False negative test failures, similar to mocks vs. state-in/state-out.

Because the record mode is generic, it records everything in very minute detail.

So now any little protocol change (a new header, etc.) will likely break of your test recordings.

Granted, “just re-record”, but to me this is lots of noise in testing/code reviews/etc. that is not necessary.

(A colleague reminded me that LinkedIn’s internal RTF tool has a fuzzy-match capability, where if your recorded request is “close enough” to what the new execution’s request looks like, it will continue using the recorded response. I admittedly do not know the details, but we agree this seems scary, as the fuzziness might be important. Granted, perhaps you can whitelist it only specific/innoculous headers/something.)
Code reviews suck.

When I see a record/replay PR go by, I have no indication of what the “world looks like X” test data is.

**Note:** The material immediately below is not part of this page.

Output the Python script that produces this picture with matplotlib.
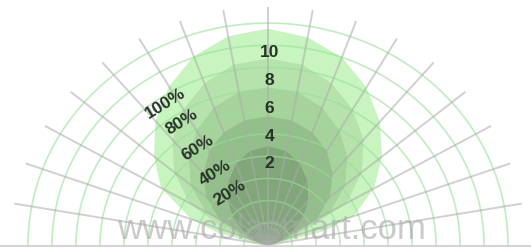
import numpy as np
import matplotlib
matplotlib.use("Agg")
import matplotlib.pyplot as plt

# beam pattern, radius per angle (deg), one lobe per intensity level
angles = [0, 10, 15, 20, 30, 40, 50, 60, 70, 80, 90,
          100, 110, 120, 130, 140, 150, 160, 165, 170, 180]
lobe_100 = [0, 0.45, 2.4, 3.8, 5.1, 6.2, 7.25, 8.2, 9.0, 9.5, 9.75,
            9.55, 9.05, 8.25, 7.3, 6.2, 5.15, 3.4, 2.2, 0.7, 0]
lobe_80 = [0, 0, 0.3, 1.3, 3.8, 5.1, 6.2, 7.05, 7.75, 8.25, 8.4,
           8.25, 7.75, 7.05, 6.2, 5.1, 3.8, 1.8, 0.6, 0, 0]
lobe_60 = [0, 0, 0.2, 0.9, 3.0, 4.2, 5.15, 5.95, 6.6, 7.0, 7.1,
           7.0, 6.6, 5.95, 5.15, 4.2, 3.0, 1.1, 0.4, 0, 0]
lobe_40 = [0, 0, 0.15, 0.7, 2.35, 3.35, 4.2, 4.9, 5.4, 5.7, 5.8,
           5.7, 5.4, 4.9, 4.2, 3.35, 2.35, 0.8, 0.3, 0, 0]
lobe_20 = [0, 0.15, 0.3, 0.55, 1.15, 1.9, 2.6, 3.3, 3.9, 4.3, 4.45,
           4.3, 3.9, 3.3, 2.6, 1.9, 1.15, 0.6, 0.35, 0.15, 0]
lobe_colors = ['#c8f4bf', '#b6e3ac', '#a6d29c', '#93bf8a', '#80a67a']

pct_labels = ['100%', '80%', '60%', '40%', '20%']
level_labels = ['10', '8', '6', '4', '2']

rings = [1, 2, 3, 4, 5, 6, 7, 8, 9, 10]
spokes = [10, 20, 30, 40, 50, 60, 70, 80, 90, 100, 110, 120, 130, 140, 150, 160, 170]

fig = plt.figure(figsize=(5.31, 2.48), dpi=100)
ax = fig.add_axes([0, 0, 1, 1])
ax.set_xlim(-11.17, 10.96)
ax.set_ylim(-0.135, 11.04)
ax.axis('off')

th = np.radians(angles)
for lobe, c in zip([lobe_100, lobe_80, lobe_60, lobe_40, lobe_20], lobe_colors):
    r = np.array(lobe)
    ax.fill(r * np.cos(th), r * np.sin(th), color=c, lw=0, zorder=1)

t = np.linspace(0, np.pi, 200)
for rr in rings:
    ax.plot(rr * np.cos(t), rr * np.sin(t), color='#96e296', lw=1.2, alpha=0.6, zorder=2)
for a in spokes:
    ar = np.radians(a)
    ax.plot([0, 10.7 * np.cos(ar)], [0, 10.7 * np.sin(ar)], color='#ababab', lw=1.4,
            alpha=0.55, zorder=2)
ax.axhline(-0.06, color='#cccccc', lw=1.2, zorder=2)

pct_x = [-4.29, -3.58, -2.92, -2.21, -1.58]
pct_y = [6.40, 5.54, 4.37, 3.24, 2.34]
for s, x, y in zip(pct_labels, pct_x, pct_y):
    ax.text(x, y, s, rotation=32, ha='center', va='center', fontsize=12.5,
            family='Liberation Sans', weight='bold', color='#253325', zorder=3)

level_y = [8.69, 7.43, 6.17, 4.91, 3.69]
for s, y in zip(level_labels, level_y):
    ax.text(0.05, y, s, ha='center', va='center', fontsize=12.5,
            family='Liberation Sans', weight='bold', color='#253325', zorder=3)

ax.text(0.15, 0.25, 'www.colasmart.com', ha='center', va='baseline', fontsize=25,
        family='Liberation Sans', color='#a8a8a8', alpha=0.6, zorder=4)

fig.savefig('out.png', dpi=100)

This makes it hard to a) know what boundary case is being tested, and b) verify the developer correctly setup the boundary case.

Instead I just have to trust/guess at what they clicked around and setup in the production/shared UI.

In theory you could solve this by checking in scripts/automated code that setup the data, but the only context of record/replay is that you can’t nuke/touch/massage the production/shared data in an automated way.

Conclusion

I am perhaps overly harsh on record/replay. I can see it having a place, but it not should be a fundamental part of your testing strategy.

As always, my gold standard for tests is:

public void testWhatever() {
  // Given the world looks like X
  ...make entity one...
  ...make entity two...
  ...make entity three...

  // When action happens
  ...system under test...

  // Then the world looks like Y
  ...assert entity one is now...
  ...assert entity two is now...
}

This is for unit tests, component tests, and integration tests: they should all try and look like this.

This is fundamentally not possible with record/replay, so I would personally have reservations basing anything “more than ~10 tests” (e.g. smoke tests), and definitely not “~1-2 record/replay tests per new system feature”, on a long-term codebase because I don’t think the net developer productivity/ROI would be higher than a more robust approach.

tldr: I think they make teams slower rather than faster in the long run.